* **Entries shown**
****************

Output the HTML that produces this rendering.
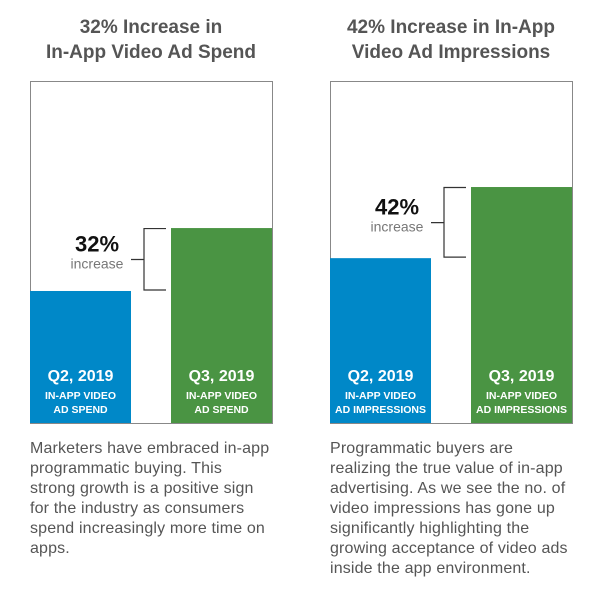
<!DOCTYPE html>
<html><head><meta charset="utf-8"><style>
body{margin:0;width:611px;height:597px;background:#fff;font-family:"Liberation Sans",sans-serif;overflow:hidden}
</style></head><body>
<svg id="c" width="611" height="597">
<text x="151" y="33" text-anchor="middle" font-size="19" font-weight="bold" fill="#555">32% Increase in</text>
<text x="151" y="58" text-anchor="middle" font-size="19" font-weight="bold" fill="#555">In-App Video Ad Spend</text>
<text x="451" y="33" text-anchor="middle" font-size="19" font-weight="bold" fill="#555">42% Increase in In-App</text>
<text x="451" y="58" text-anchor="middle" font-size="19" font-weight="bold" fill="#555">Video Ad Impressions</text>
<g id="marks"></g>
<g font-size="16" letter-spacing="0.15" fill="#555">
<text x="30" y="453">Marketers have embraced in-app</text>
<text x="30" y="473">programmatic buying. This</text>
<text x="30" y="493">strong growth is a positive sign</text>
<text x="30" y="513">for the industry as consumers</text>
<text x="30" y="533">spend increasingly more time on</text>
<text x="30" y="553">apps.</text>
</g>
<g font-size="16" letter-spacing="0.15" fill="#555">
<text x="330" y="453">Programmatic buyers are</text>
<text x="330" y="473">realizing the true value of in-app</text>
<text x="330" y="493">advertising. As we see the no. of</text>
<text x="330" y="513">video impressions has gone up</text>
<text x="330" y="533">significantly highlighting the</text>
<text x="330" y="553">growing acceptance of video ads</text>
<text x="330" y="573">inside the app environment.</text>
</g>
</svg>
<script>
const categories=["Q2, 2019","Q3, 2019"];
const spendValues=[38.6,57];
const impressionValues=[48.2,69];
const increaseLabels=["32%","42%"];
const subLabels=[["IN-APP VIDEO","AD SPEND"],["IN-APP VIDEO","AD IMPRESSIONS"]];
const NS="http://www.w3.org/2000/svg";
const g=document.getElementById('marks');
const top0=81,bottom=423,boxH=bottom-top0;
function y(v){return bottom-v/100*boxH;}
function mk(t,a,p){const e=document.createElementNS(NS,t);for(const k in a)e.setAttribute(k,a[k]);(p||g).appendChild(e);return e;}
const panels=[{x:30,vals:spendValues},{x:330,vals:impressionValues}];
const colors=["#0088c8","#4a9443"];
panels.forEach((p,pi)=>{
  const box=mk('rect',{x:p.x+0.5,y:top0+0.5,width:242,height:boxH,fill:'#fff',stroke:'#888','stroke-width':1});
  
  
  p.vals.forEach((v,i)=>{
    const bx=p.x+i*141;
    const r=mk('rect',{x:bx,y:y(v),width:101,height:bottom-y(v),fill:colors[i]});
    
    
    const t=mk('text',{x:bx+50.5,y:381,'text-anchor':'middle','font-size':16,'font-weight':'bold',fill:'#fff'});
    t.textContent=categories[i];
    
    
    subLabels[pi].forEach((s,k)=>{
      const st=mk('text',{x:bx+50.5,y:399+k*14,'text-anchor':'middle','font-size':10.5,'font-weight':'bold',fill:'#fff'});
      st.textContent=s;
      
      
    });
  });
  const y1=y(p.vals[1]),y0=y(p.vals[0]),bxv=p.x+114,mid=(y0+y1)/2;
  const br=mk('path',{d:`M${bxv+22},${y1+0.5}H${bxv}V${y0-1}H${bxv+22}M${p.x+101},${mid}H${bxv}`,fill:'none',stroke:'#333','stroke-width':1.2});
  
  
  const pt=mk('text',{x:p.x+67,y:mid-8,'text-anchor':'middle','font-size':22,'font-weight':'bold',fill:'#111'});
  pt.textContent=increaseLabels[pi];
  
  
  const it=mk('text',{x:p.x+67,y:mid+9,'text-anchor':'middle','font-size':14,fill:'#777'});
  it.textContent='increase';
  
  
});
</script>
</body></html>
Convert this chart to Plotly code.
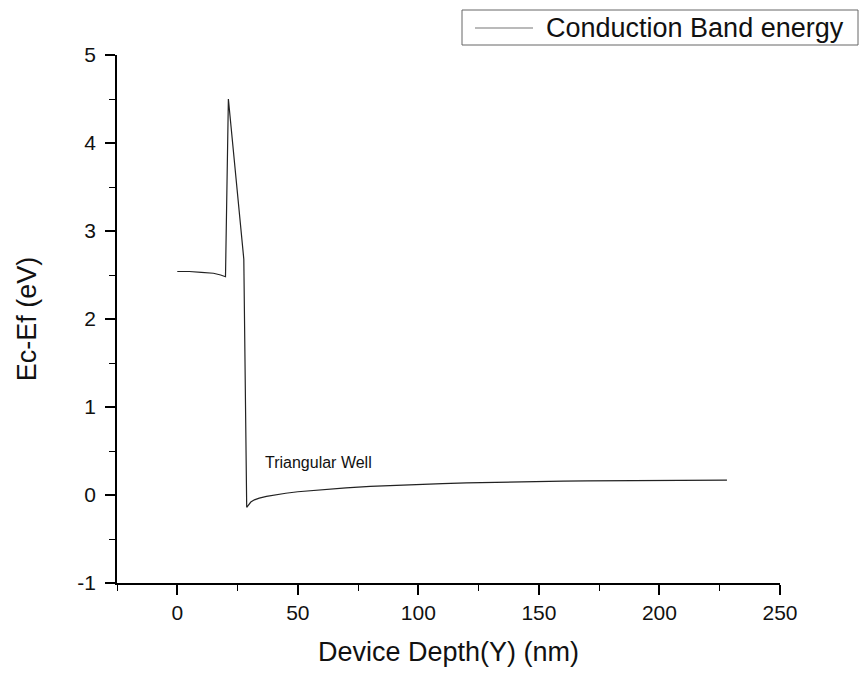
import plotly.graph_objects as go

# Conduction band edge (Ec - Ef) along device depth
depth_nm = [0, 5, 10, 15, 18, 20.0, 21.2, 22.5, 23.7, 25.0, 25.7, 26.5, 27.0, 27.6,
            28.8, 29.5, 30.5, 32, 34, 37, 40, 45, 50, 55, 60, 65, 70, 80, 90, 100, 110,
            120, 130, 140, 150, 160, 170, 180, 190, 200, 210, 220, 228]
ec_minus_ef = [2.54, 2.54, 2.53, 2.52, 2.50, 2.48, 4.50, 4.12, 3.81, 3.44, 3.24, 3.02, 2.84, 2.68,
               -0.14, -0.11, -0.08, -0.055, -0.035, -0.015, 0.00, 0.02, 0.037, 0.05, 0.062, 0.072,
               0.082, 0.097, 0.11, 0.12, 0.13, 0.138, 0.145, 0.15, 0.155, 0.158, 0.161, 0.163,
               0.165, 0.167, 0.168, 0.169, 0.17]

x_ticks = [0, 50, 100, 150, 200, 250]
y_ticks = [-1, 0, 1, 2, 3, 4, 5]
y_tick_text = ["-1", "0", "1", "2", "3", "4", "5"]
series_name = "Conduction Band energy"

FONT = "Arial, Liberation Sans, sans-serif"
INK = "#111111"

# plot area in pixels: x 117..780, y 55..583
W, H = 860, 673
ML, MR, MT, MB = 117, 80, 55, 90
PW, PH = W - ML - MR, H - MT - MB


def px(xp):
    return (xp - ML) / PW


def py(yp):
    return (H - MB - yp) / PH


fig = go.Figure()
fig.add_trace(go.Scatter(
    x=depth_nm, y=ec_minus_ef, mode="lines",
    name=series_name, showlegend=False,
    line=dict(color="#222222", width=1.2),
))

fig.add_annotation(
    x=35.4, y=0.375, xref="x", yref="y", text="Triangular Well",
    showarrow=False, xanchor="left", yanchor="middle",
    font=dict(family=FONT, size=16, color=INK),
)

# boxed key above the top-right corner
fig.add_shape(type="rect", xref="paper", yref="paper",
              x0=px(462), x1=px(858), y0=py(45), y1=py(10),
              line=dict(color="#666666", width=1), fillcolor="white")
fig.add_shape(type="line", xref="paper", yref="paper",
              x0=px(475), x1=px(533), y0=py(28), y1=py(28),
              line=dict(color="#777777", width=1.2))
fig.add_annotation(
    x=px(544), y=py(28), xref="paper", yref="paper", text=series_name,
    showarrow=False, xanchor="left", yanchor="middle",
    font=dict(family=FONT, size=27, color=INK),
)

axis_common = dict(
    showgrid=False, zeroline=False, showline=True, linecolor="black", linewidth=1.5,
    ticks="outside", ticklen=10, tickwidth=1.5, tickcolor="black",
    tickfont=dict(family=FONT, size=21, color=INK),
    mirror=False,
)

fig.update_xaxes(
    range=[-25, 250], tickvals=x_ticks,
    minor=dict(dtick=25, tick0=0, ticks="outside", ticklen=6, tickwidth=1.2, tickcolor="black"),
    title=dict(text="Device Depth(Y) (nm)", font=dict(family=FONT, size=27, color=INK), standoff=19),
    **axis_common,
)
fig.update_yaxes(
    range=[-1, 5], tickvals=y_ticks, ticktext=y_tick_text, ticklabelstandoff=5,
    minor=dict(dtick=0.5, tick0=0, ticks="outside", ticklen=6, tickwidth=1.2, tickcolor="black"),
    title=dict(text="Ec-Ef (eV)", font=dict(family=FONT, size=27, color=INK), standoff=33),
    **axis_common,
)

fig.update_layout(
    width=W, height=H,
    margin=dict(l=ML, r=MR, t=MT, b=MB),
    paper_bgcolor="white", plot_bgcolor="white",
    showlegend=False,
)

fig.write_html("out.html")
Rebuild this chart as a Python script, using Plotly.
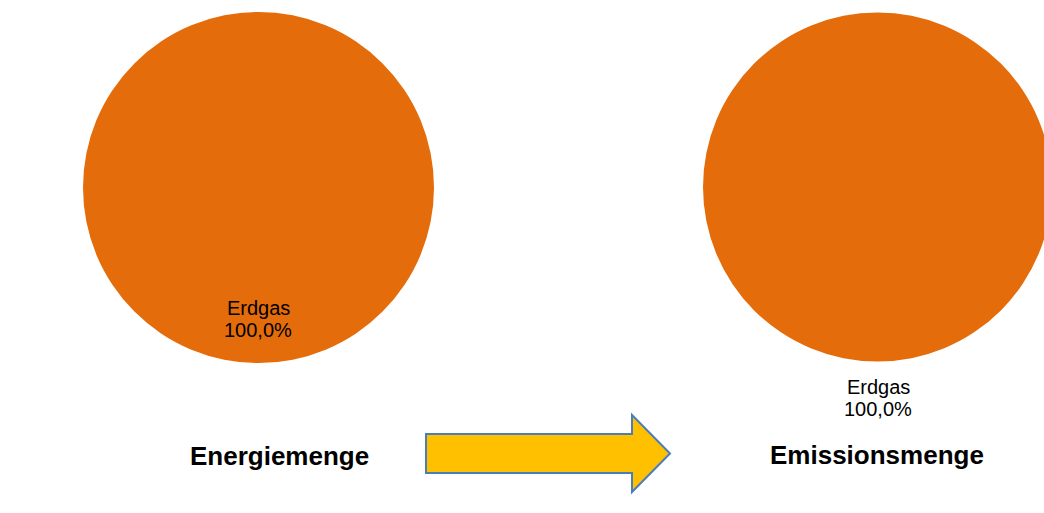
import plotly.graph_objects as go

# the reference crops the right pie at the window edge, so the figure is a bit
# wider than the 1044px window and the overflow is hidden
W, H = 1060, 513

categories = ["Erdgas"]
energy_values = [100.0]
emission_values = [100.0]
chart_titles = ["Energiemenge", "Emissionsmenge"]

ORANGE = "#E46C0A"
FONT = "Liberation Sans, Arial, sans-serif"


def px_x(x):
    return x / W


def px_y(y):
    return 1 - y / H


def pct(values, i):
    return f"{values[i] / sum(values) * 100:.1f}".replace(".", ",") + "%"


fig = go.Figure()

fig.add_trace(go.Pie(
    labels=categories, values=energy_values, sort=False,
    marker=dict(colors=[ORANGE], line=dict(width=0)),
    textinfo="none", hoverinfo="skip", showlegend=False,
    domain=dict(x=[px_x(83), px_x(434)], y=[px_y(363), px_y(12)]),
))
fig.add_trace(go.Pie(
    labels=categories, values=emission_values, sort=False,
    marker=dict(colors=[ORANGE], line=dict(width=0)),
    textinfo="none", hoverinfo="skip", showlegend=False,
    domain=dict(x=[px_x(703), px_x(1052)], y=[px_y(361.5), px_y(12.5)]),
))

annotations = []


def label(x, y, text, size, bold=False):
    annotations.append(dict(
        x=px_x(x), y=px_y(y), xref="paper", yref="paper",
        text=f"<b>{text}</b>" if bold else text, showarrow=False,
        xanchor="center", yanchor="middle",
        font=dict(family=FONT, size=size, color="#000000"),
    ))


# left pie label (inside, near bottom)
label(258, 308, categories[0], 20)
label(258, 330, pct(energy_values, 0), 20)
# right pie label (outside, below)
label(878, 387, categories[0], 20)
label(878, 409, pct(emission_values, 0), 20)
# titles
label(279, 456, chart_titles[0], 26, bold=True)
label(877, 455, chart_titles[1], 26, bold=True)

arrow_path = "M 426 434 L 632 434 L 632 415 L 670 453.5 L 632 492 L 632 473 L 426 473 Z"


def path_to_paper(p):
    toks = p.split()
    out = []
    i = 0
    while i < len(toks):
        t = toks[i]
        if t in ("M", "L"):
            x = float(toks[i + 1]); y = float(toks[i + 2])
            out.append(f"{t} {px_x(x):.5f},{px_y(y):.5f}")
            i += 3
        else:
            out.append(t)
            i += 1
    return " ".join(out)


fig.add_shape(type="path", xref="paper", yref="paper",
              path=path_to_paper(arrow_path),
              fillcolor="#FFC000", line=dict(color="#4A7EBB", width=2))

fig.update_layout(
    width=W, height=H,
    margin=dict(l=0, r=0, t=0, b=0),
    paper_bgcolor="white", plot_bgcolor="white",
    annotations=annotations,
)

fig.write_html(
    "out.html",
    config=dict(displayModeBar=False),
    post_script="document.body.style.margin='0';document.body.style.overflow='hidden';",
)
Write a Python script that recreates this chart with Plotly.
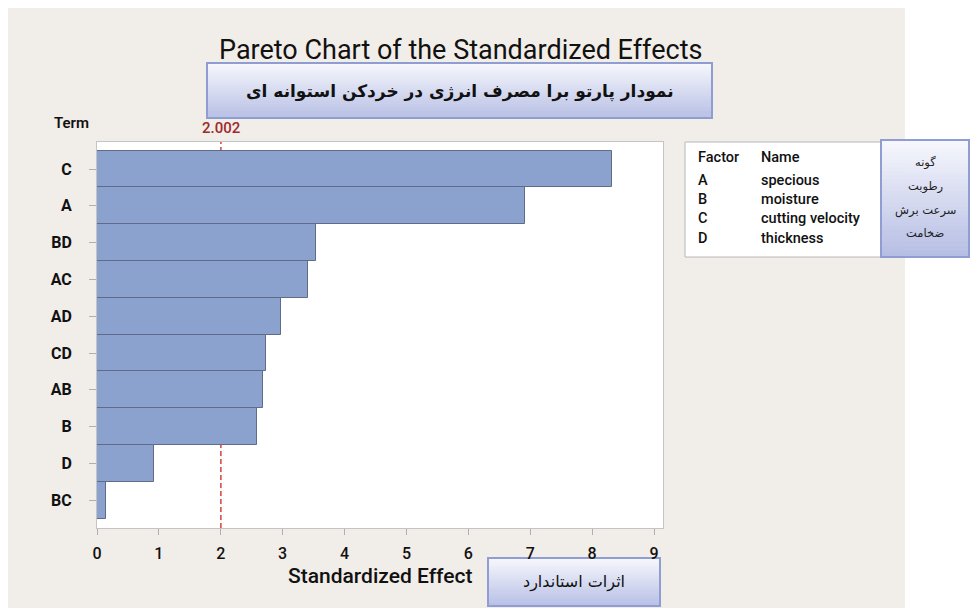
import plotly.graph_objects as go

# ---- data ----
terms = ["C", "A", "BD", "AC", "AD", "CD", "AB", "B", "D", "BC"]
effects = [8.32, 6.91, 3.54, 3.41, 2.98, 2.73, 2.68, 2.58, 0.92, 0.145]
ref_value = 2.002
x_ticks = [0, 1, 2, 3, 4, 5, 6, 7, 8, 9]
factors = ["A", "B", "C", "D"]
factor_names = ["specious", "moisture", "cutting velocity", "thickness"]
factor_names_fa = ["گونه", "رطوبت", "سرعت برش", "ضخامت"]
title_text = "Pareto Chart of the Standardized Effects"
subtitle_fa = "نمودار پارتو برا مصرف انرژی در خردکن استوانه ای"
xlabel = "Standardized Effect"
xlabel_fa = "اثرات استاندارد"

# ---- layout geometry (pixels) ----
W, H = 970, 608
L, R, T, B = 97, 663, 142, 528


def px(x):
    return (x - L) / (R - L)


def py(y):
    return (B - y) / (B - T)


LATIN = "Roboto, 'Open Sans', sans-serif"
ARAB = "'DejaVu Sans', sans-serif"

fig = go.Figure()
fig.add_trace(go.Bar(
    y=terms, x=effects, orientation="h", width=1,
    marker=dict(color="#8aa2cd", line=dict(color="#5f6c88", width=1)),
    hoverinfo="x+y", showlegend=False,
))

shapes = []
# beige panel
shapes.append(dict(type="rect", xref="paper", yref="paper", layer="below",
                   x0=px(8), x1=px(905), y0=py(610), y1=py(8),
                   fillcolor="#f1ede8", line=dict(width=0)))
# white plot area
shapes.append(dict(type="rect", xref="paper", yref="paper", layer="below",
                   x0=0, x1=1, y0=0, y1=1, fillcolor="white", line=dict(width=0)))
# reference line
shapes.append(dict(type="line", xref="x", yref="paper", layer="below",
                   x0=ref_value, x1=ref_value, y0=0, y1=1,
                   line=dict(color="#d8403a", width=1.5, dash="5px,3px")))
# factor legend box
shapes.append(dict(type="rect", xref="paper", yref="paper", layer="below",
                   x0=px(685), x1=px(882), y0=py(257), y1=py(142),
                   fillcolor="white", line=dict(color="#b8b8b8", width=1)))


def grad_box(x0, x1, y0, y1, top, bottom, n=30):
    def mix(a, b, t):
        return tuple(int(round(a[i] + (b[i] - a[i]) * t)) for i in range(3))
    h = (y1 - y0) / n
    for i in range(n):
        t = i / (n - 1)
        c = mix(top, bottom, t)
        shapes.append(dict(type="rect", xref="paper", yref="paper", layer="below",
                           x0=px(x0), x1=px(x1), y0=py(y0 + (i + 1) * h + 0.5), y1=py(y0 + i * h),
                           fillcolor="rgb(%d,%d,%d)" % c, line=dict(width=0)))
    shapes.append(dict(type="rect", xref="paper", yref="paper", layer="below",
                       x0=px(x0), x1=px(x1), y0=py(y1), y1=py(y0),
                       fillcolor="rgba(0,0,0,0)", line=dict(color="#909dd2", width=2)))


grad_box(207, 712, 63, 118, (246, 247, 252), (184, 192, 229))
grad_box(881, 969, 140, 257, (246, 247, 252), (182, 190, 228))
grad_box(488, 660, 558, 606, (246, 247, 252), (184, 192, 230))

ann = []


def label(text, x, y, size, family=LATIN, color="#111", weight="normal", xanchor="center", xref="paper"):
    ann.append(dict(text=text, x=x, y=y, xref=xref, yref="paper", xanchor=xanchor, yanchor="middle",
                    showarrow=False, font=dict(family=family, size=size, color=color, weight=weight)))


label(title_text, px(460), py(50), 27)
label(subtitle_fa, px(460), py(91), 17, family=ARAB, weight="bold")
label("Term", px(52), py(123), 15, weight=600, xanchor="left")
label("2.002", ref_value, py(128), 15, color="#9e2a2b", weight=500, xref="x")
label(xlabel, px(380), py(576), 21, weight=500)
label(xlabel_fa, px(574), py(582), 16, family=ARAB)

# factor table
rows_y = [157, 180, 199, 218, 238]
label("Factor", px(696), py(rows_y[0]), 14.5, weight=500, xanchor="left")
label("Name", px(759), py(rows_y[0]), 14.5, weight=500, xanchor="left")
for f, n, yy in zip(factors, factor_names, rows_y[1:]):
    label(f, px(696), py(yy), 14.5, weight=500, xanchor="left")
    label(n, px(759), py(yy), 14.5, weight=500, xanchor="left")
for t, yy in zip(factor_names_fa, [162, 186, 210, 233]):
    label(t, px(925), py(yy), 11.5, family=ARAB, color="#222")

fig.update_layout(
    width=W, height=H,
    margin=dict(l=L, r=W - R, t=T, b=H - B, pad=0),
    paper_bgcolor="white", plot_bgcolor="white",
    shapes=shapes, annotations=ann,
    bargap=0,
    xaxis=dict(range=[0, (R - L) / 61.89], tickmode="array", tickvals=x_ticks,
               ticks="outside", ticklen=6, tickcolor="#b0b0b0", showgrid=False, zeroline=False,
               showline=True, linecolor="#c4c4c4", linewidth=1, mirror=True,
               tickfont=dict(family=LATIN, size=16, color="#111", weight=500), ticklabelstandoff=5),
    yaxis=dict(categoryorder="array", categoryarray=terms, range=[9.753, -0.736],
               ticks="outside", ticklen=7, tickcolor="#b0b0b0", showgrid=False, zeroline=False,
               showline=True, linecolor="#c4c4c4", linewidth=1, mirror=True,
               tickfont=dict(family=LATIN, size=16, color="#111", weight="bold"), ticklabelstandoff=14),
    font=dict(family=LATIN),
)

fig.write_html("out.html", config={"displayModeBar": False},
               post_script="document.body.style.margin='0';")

****************

* **Direction**
Extract, without any images, the part of the material above that opens with the line containing "Rebuild this chart" and closes with the line containing "annotations = []", both lines included.

* **The response**
Rebuild this chart as a Python script, using Plotly.
import plotly.graph_objects as go

# the reference crops the right pie at the window edge, so the figure is a bit
# wider than the 1044px window and the overflow is hidden
W, H = 1060, 513

categories = ["Erdgas"]
energy_values = [100.0]
emission_values = [100.0]
chart_titles = ["Energiemenge", "Emissionsmenge"]

ORANGE = "#E46C0A"
FONT = "Liberation Sans, Arial, sans-serif"


def px_x(x):
    return x / W


def px_y(y):
    return 1 - y / H


def pct(values, i):
    return f"{values[i] / sum(values) * 100:.1f}".replace(".", ",") + "%"


fig = go.Figure()

fig.add_trace(go.Pie(
    labels=categories, values=energy_values, sort=False,
    marker=dict(colors=[ORANGE], line=dict(width=0)),
    textinfo="none", hoverinfo="skip", showlegend=False,
    domain=dict(x=[px_x(83), px_x(434)], y=[px_y(363), px_y(12)]),
))
fig.add_trace(go.Pie(
    labels=categories, values=emission_values, sort=False,
    marker=dict(colors=[ORANGE], line=dict(width=0)),
    textinfo="none", hoverinfo="skip", showlegend=False,
    domain=dict(x=[px_x(703), px_x(1052)], y=[px_y(361.5), px_y(12.5)]),
))

annotations = []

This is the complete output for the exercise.